[STATED GOAL]
All of the lines below are to be transcribed faithfully, with pictures excluded from the copy.

[GIVEN INFORMATION]
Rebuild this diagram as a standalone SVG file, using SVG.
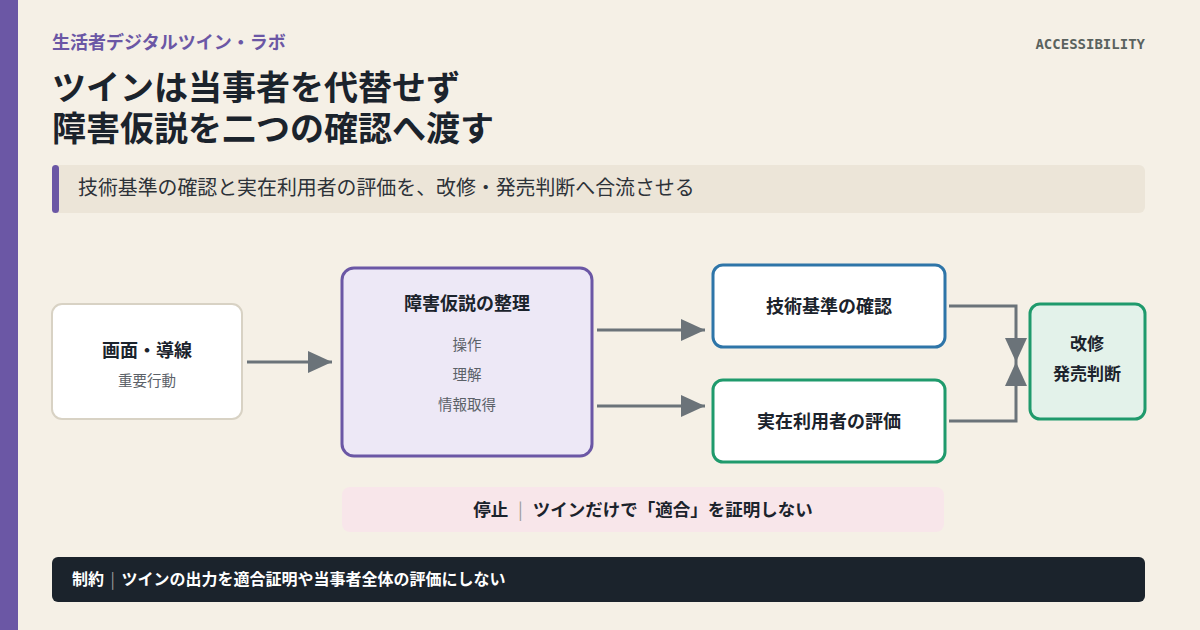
<svg xmlns="http://www.w3.org/2000/svg" width="1200" height="630" viewBox="0 0 1200 630">
<defs>
<style>
text{font-family:"Noto Sans CJK JP","Noto Sans",sans-serif;}
.t{font-weight:700;fill:#1b232c;}
.s{fill:#5b6168;font-size:14.5px;}
.conn{fill:none;stroke:#6b7379;stroke-width:3;}
.sep{fill:#9a9a9a;font-weight:400;}
</style>
<marker id="arr" viewBox="0 0 24 22" refX="24" refY="11" markerWidth="24" markerHeight="22" markerUnits="userSpaceOnUse" orient="auto">
<path d="M0,0 L24,11 L0,22 Z" fill="#6b7379"/>
</marker>
</defs>
<rect width="1200" height="630" fill="#f5f0e6"/>
<rect x="0" y="0" width="18" height="630" fill="#6b57a5"/>
<text x="52" y="49" font-size="18" font-weight="700" fill="#6b57a5">生活者デジタルツイン・ラボ</text>
<text x="1145" y="49" font-size="14" font-weight="700" fill="#5a625e" text-anchor="end" style="font-family:'DejaVu Sans Mono',monospace">ACCESSIBILITY</text>
<text x="52" y="100" font-size="34" class="t">ツインは当事者を代替せず</text>
<text x="52" y="141" font-size="34" class="t">障害仮説を二つの確認へ渡す</text>
<g id="summary">
<rect x="52" y="165" width="1093" height="48" rx="6" fill="#ece5d8"/>
<rect x="52" y="165" width="7" height="48" rx="3.5" fill="#6b57a5"/>
<text x="78" y="195" font-size="19.9" fill="#2d3238">技術基準の確認と実在利用者の評価を、改修・発売判断へ合流させる</text>
</g>
<g id="connectors">
<line class="conn" x1="247" y1="362" x2="332" y2="362" marker-end="url(#arr)"/>
<line class="conn" x1="597" y1="330" x2="705" y2="330" marker-end="url(#arr)"/>
<line class="conn" x1="597" y1="406" x2="705" y2="406" marker-end="url(#arr)"/>
<polyline class="conn" points="949,306 1016,306 1016,362" marker-end="url(#arr)"/>
<polyline class="conn" points="949,421 1016,421 1016,362" marker-end="url(#arr)"/>
</g>
<g id="node-screen">
<rect x="52" y="304" width="190" height="115" rx="10" fill="#ffffff" stroke="#d8d2c4" stroke-width="2"/>
<text x="147" y="357" font-size="18" class="t" text-anchor="middle">画面・導線</text>
<text x="147" y="386" class="s" text-anchor="middle">重要行動</text>
</g>
<g id="node-hypothesis">
<rect x="342" y="268" width="250" height="188" rx="12" fill="#ede8f6" stroke="#6b57a5" stroke-width="3"/>
<text x="467" y="310" font-size="18" class="t" text-anchor="middle">障害仮説の整理</text>
<text x="467" y="350" class="s" text-anchor="middle">操作</text>
<text x="467" y="380" class="s" text-anchor="middle">理解</text>
<text x="467" y="410" class="s" text-anchor="middle">情報取得</text>
</g>
<g id="node-tech">
<rect x="713" y="265" width="232" height="82" rx="10" fill="#ffffff" stroke="#2e75a8" stroke-width="3"/>
<text x="829" y="313" font-size="18" class="t" text-anchor="middle">技術基準の確認</text>
</g>
<g id="node-user">
<rect x="713" y="380" width="232" height="82" rx="10" fill="#ffffff" stroke="#1f9a6c" stroke-width="3"/>
<text x="829" y="428" font-size="18" class="t" text-anchor="middle">実在利用者の評価</text>
</g>
<g id="node-decision">
<rect x="1030" y="304" width="115" height="115" rx="10" fill="#e3f2ea" stroke="#1f9a6c" stroke-width="3"/>
<text x="1087" y="350" font-size="17" class="t" text-anchor="middle">改修</text>
<text x="1087" y="380" font-size="17" class="t" text-anchor="middle">発売判断</text>
</g>
<g id="stop">
<rect x="342" y="487" width="602" height="45" rx="8" fill="#f8e6ea"/>
<text x="643" y="516" font-size="17.5" class="t" text-anchor="middle">停止<tspan class="sep" dx="6"> | </tspan><tspan dx="6">ツインだけで「適合」を証明しない</tspan></text>
</g>
<g id="constraint">
<rect x="52" y="557" width="1093" height="45" rx="6" fill="#1b232c"/>
<text x="72" y="585" font-size="16" font-weight="700" fill="#ffffff">制約<tspan class="sep" dx="3"> | </tspan><tspan dx="3">ツインの出力を適合証明や当事者全体の評価にしない</tspan></text>
</g>
</svg>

[SOLUTION FOR THIS TASK]
Rebuild this diagram as a standalone SVG file, using SVG.
<svg xmlns="http://www.w3.org/2000/svg" width="1200" height="630" viewBox="0 0 1200 630">
<defs>
<style>
text{font-family:"Noto Sans CJK JP","Noto Sans",sans-serif;}
.t{font-weight:700;fill:#1b232c;}
.s{fill:#5b6168;font-size:14.5px;}
.conn{fill:none;stroke:#6b7379;stroke-width:3;}
.sep{fill:#9a9a9a;font-weight:400;}
</style>
<marker id="arr" viewBox="0 0 24 22" refX="24" refY="11" markerWidth="24" markerHeight="22" markerUnits="userSpaceOnUse" orient="auto">
<path d="M0,0 L24,11 L0,22 Z" fill="#6b7379"/>
</marker>
</defs>
<rect width="1200" height="630" fill="#f5f0e6"/>
<rect x="0" y="0" width="18" height="630" fill="#6b57a5"/>
<text x="52" y="49" font-size="18" font-weight="700" fill="#6b57a5">生活者デジタルツイン・ラボ</text>
<text x="1145" y="49" font-size="14" font-weight="700" fill="#5a625e" text-anchor="end" style="font-family:'DejaVu Sans Mono',monospace">ACCESSIBILITY</text>
<text x="52" y="100" font-size="34" class="t">ツインは当事者を代替せず</text>
<text x="52" y="141" font-size="34" class="t">障害仮説を二つの確認へ渡す</text>
<g id="summary">
<rect x="52" y="165" width="1093" height="48" rx="6" fill="#ece5d8"/>
<rect x="52" y="165" width="7" height="48" rx="3.5" fill="#6b57a5"/>
<text x="78" y="195" font-size="19.9" fill="#2d3238">技術基準の確認と実在利用者の評価を、改修・発売判断へ合流させる</text>
</g>
<g id="connectors">
<line class="conn" x1="247" y1="362" x2="332" y2="362" marker-end="url(#arr)"/>
<line class="conn" x1="597" y1="330" x2="705" y2="330" marker-end="url(#arr)"/>
<line class="conn" x1="597" y1="406" x2="705" y2="406" marker-end="url(#arr)"/>
<polyline class="conn" points="949,306 1016,306 1016,362" marker-end="url(#arr)"/>
<polyline class="conn" points="949,421 1016,421 1016,362" marker-end="url(#arr)"/>
</g>
<g id="node-screen">
<rect x="52" y="304" width="190" height="115" rx="10" fill="#ffffff" stroke="#d8d2c4" stroke-width="2"/>
<text x="147" y="357" font-size="18" class="t" text-anchor="middle">画面・導線</text>
<text x="147" y="386" class="s" text-anchor="middle">重要行動</text>
</g>
<g id="node-hypothesis">
<rect x="342" y="268" width="250" height="188" rx="12" fill="#ede8f6" stroke="#6b57a5" stroke-width="3"/>
<text x="467" y="310" font-size="18" class="t" text-anchor="middle">障害仮説の整理</text>
<text x="467" y="350" class="s" text-anchor="middle">操作</text>
<text x="467" y="380" class="s" text-anchor="middle">理解</text>
<text x="467" y="410" class="s" text-anchor="middle">情報取得</text>
</g>
<g id="node-tech">
<rect x="713" y="265" width="232" height="82" rx="10" fill="#ffffff" stroke="#2e75a8" stroke-width="3"/>
<text x="829" y="313" font-size="18" class="t" text-anchor="middle">技術基準の確認</text>
</g>
<g id="node-user">
<rect x="713" y="380" width="232" height="82" rx="10" fill="#ffffff" stroke="#1f9a6c" stroke-width="3"/>
<text x="829" y="428" font-size="18" class="t" text-anchor="middle">実在利用者の評価</text>
</g>
<g id="node-decision">
<rect x="1030" y="304" width="115" height="115" rx="10" fill="#e3f2ea" stroke="#1f9a6c" stroke-width="3"/>
<text x="1087" y="350" font-size="17" class="t" text-anchor="middle">改修</text>
<text x="1087" y="380" font-size="17" class="t" text-anchor="middle">発売判断</text>
</g>
<g id="stop">
<rect x="342" y="487" width="602" height="45" rx="8" fill="#f8e6ea"/>
<text x="643" y="516" font-size="17.5" class="t" text-anchor="middle">停止<tspan class="sep" dx="6"> | </tspan><tspan dx="6">ツインだけで「適合」を証明しない</tspan></text>
</g>
<g id="constraint">
<rect x="52" y="557" width="1093" height="45" rx="6" fill="#1b232c"/>
<text x="72" y="585" font-size="16" font-weight="700" fill="#ffffff">制約<tspan class="sep" dx="3"> | </tspan><tspan dx="3">ツインの出力を適合証明や当事者全体の評価にしない</tspan></text>
</g>
</svg>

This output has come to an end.